6. In 1965, Bob Dylan’s manager signed Lightfoot and then mega studio United Artists came calling. His debut album, Lightfoot!, followed the next year. More than 30 years later, his friend Bob Dylan inducted Lightfoot into the Canadian Music Hall of Fame, calling him “a rare talent and all that.”
7. The CBC commissioned “Canadian Railroad Trilogy” for Canada’s Centennial in 1967.
Lightfoot spoke about it with the UC Observer in 2013.
I went down to the CBC to Bob Jarvis’s office, and he said, “Gord, I want you to write a song for a special TV show that we’re going to do on New Year’s Day, 1967. I want it to be about the Canadian railroad. Go to the library, right now, and get a book by Sir William Cornelius Van Horne.” I got the book, read the book and wrote the song.
The song was done very quickly. I went back to the CBC, where I had been a week before, walked in and sat down at Bob Jarvis’s desk. I played [the piece] with my 12-string. He said, “Gordon, I’m impressed.”
Coming from Bob Jarvis, that was something. He was one of the really good producers at CBC, an important guy. And so I said, “Fine, when do we start?” He said, “We’re going to do it next week.” They came in with a 15-piece orchestra and we went in and recorded it in two hours, and that’s the track we used on the television show.
8. In a 1970 interview with the Georgia Straight, reprinted via RocksBackPages.com, Lightfoot talked about his role as a “Canadian writer.”
Rick McGrath: Do you still think of yourself in any way as a Canadian writer?
Lightfoot: Yes, I think so. I am a Canadian.
McGrath: Do you get your material from Canadian situations?

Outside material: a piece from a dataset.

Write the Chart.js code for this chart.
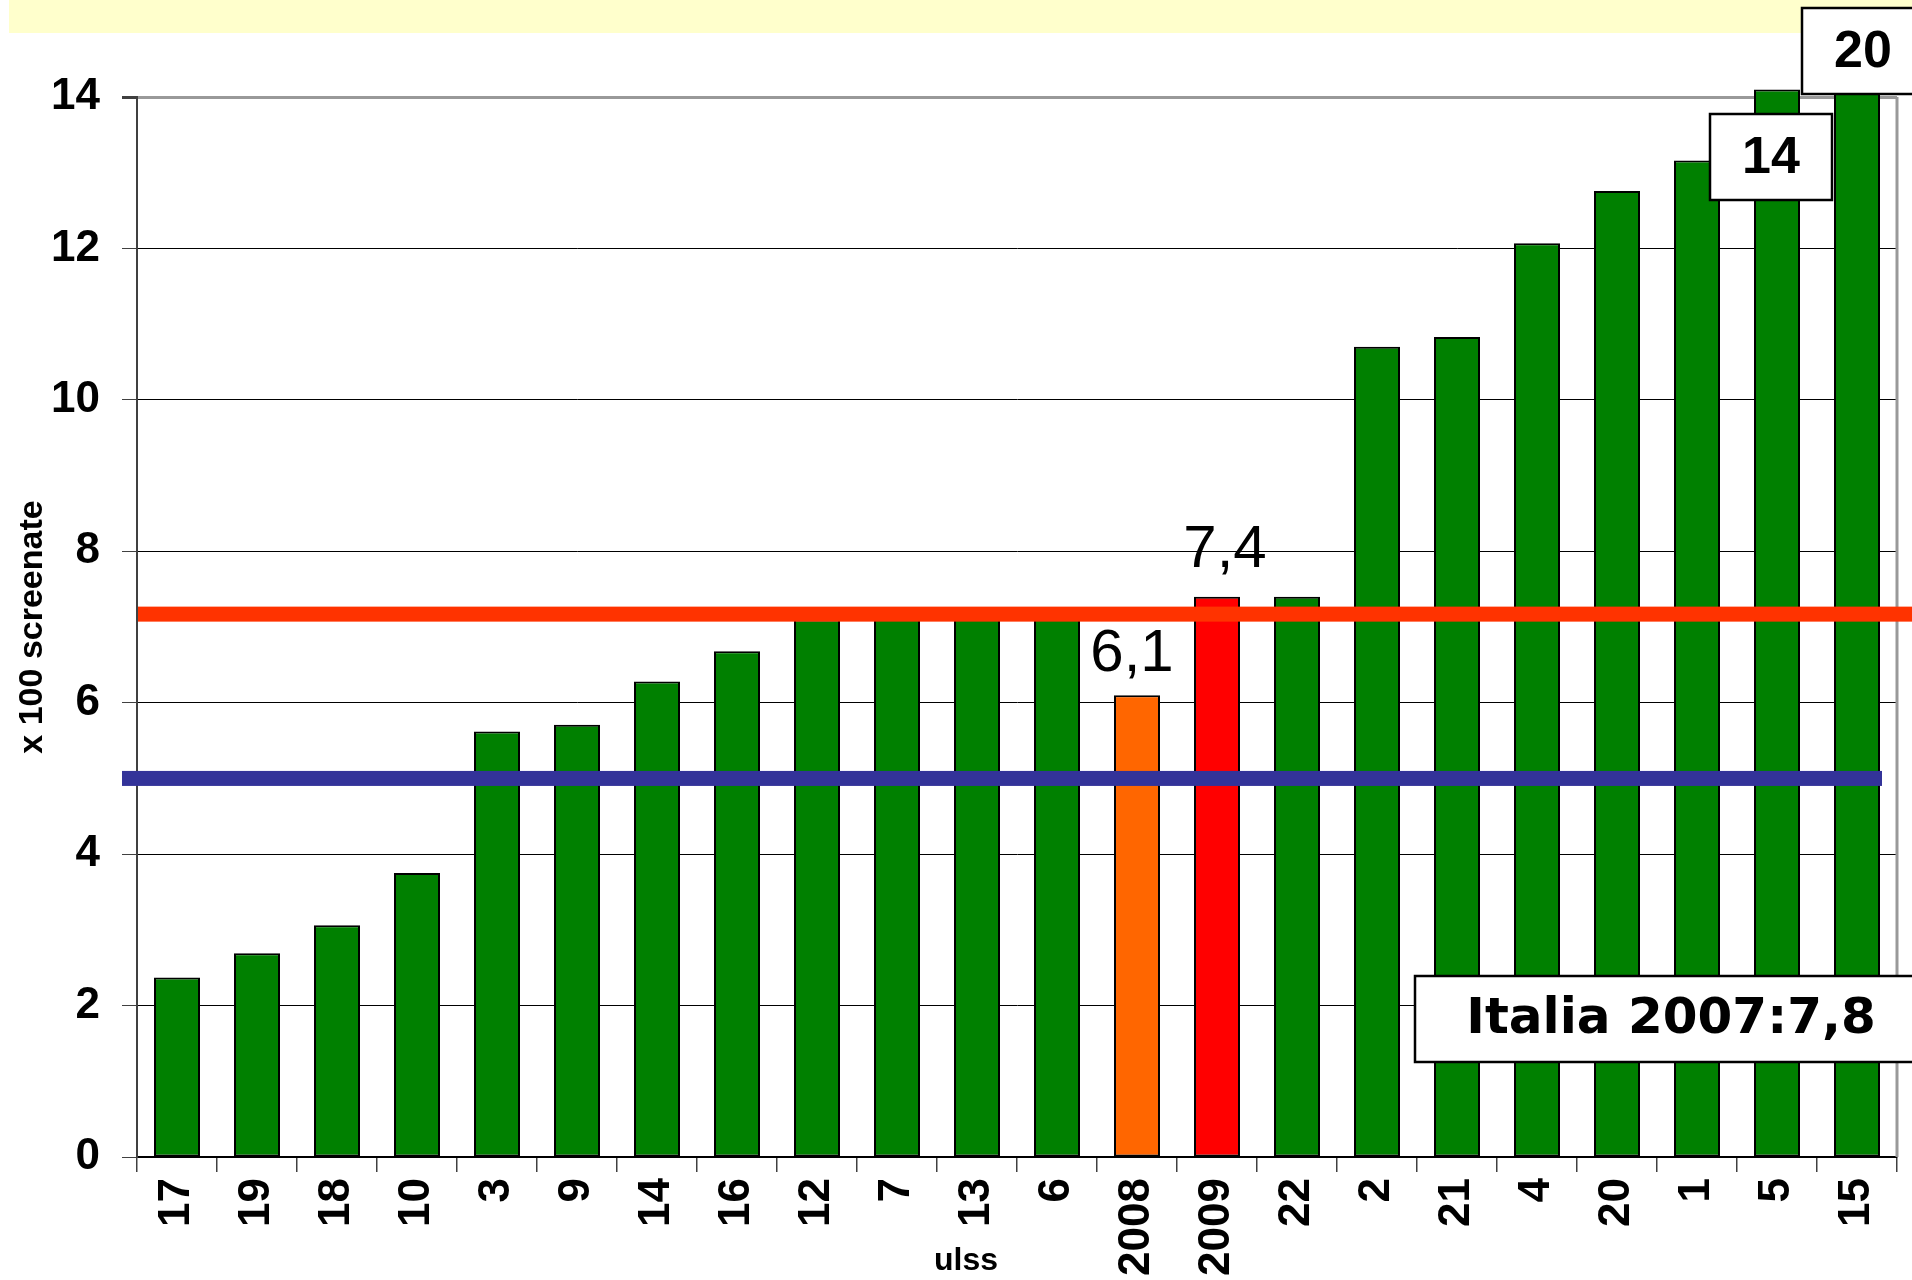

Lightfoot: No, I get them from life in general, I believe. I mean, I consider myself to be a part of the overall music scene. I don't have any hangups about Canadians being oppressed and talent being held down. The only problem we have here is an enormous influence from the U.S. on all sides. And how can you fight against that kind of strength? I mean, well let me be more explicit: you have a 4,500-mile border and it goes alongside the most powerful country on Earth. They're putting out this mass of product, which also includes the music bag. So they're beaming in across the border with their radio stations and everything, so how are you going to fight that? So, it gives Canadians a complex to have that happening, not only in the music business, but all business in Canada. We're very heavily influenced.
10. Lightfoot has called songwriting “15 per cent inspiration and 85 per cent perspiration,” telling the Montrealer in 2010: “I will stand by that — it’s hard work. Writing is a solitary process, and it can be exciting and draining at the same time. I wrote songs under contract for 33 years, and now I can relax a little and focus on our performances.”